With climate change continuing to worsen, developing low-cost, sustainable adsorbents is critical for implementing carbon dioxide (CO₂) capture on an industrial scale. Biochar is a solid material formed from the thermal decomposition of lignocellulosic biomass in an oxygen-deprived environment. This material can be applied as a low cost, sustainable adsorbent for capturing CO₂ but requires surface area improvement before being used. In this work, loblolly pine biochar created from intermediate pyrolysis was chemically activated with potassium hydroxide (KOH) at different activation temperatures, holding times, and KOH:biochar mass ratios to maximize biochar surface area for CO₂ adsorption.
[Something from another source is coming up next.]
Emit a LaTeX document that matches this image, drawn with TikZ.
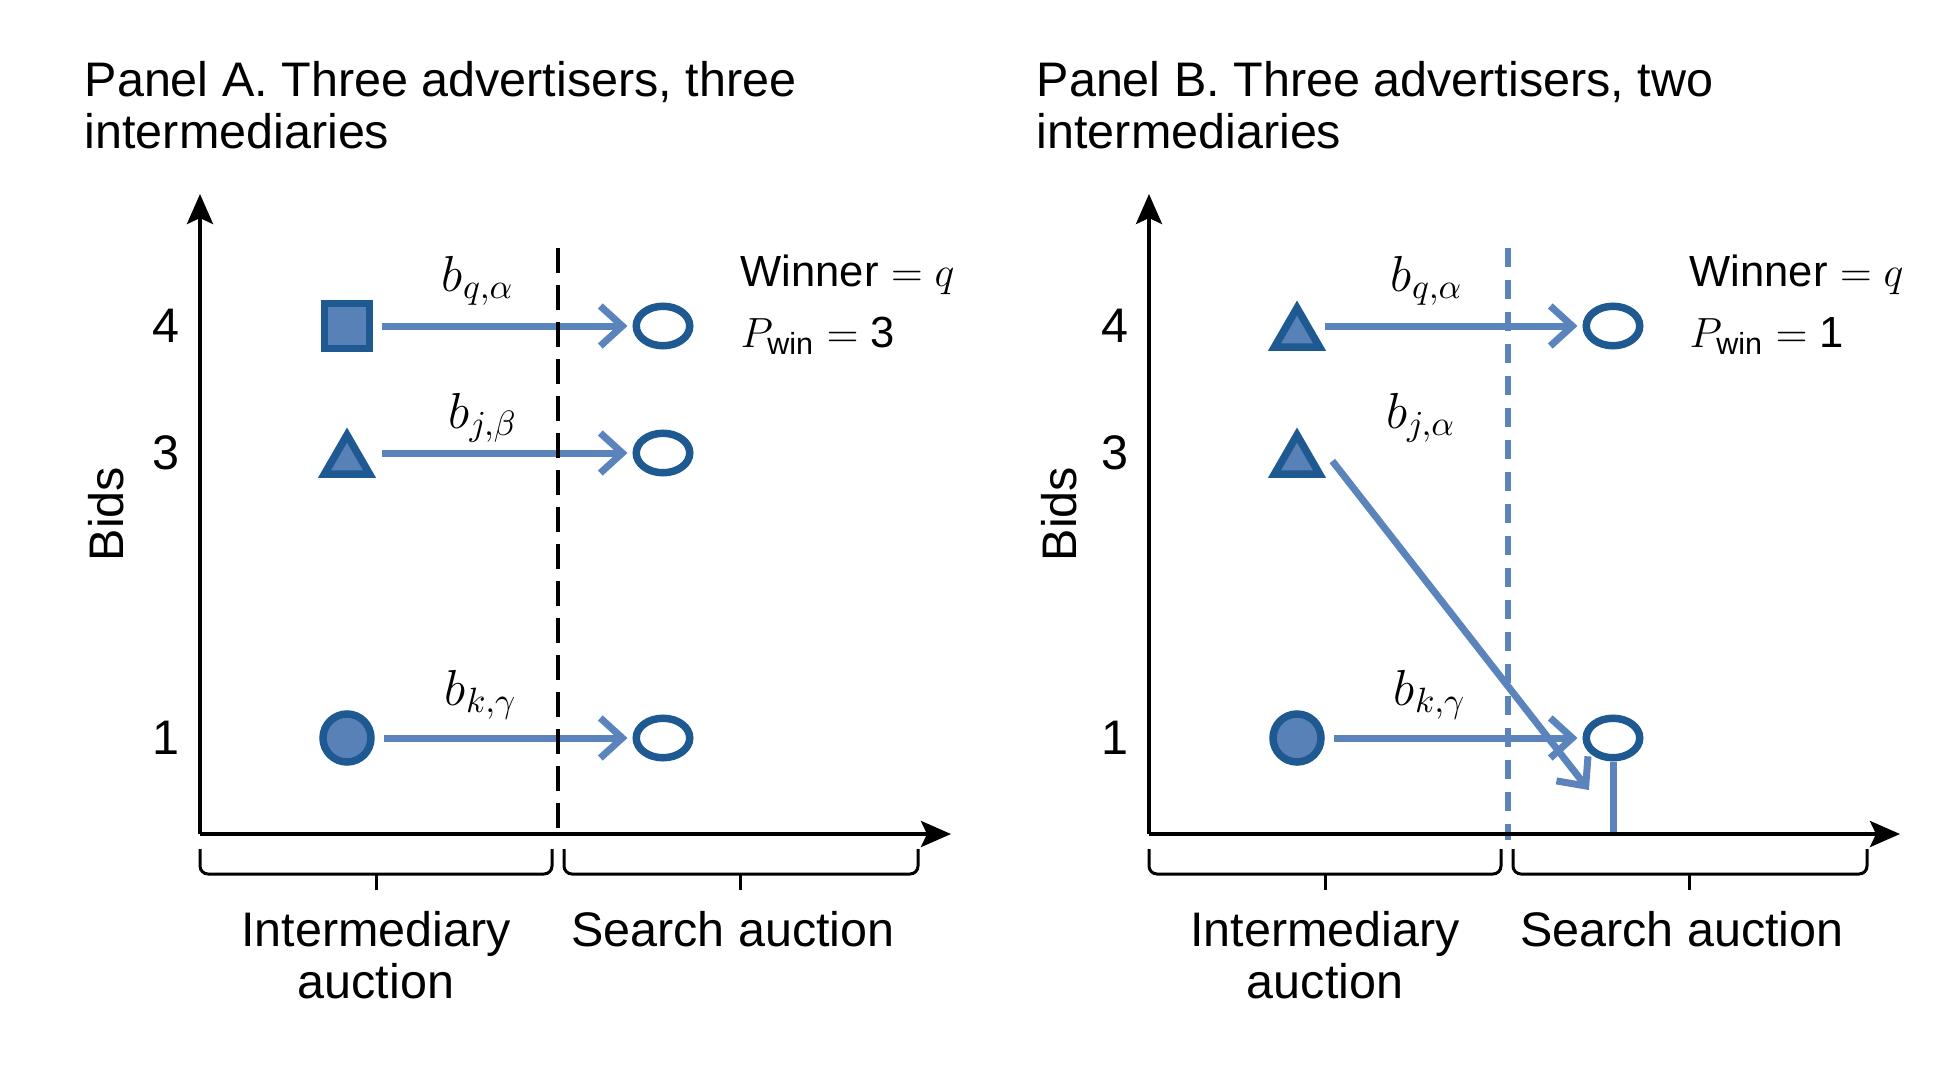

Thermogravimetric analysis (TGA) demonstrated that activation improved biochar thermal stability and removed degraded volatile compounds retained in biochar following pyrolysis. By nitrogen (N₂) physisorption, this evolution of volatiles increased biochar surface area for most activation condition combinations with biochar activated at 800°C for 3 h with a 1:1 KOH:biochar mass ratio having the highest specific surface area of 1080 m²/g. X-ray diffraction (XRD) revealed that biochar aromatic sheet size increased with increasing activation temperature from 16 in biochar to 21-36 Å in activated biochar. Fourier-transform infrared (FTIR) spectroscopy showed that aliphatic and oxygenated biochar functionalities were removed with increasing activation temperature. For CO₂ adsorption, the highest surface area activated biochar reached breakthrough and regeneration later than biochar reflecting its significantly higher surface area. As such, CO₂ adsorption capacity increased from 0.45 to 0.73 mmol/g through activation representing a 62% improvement in carbon capture.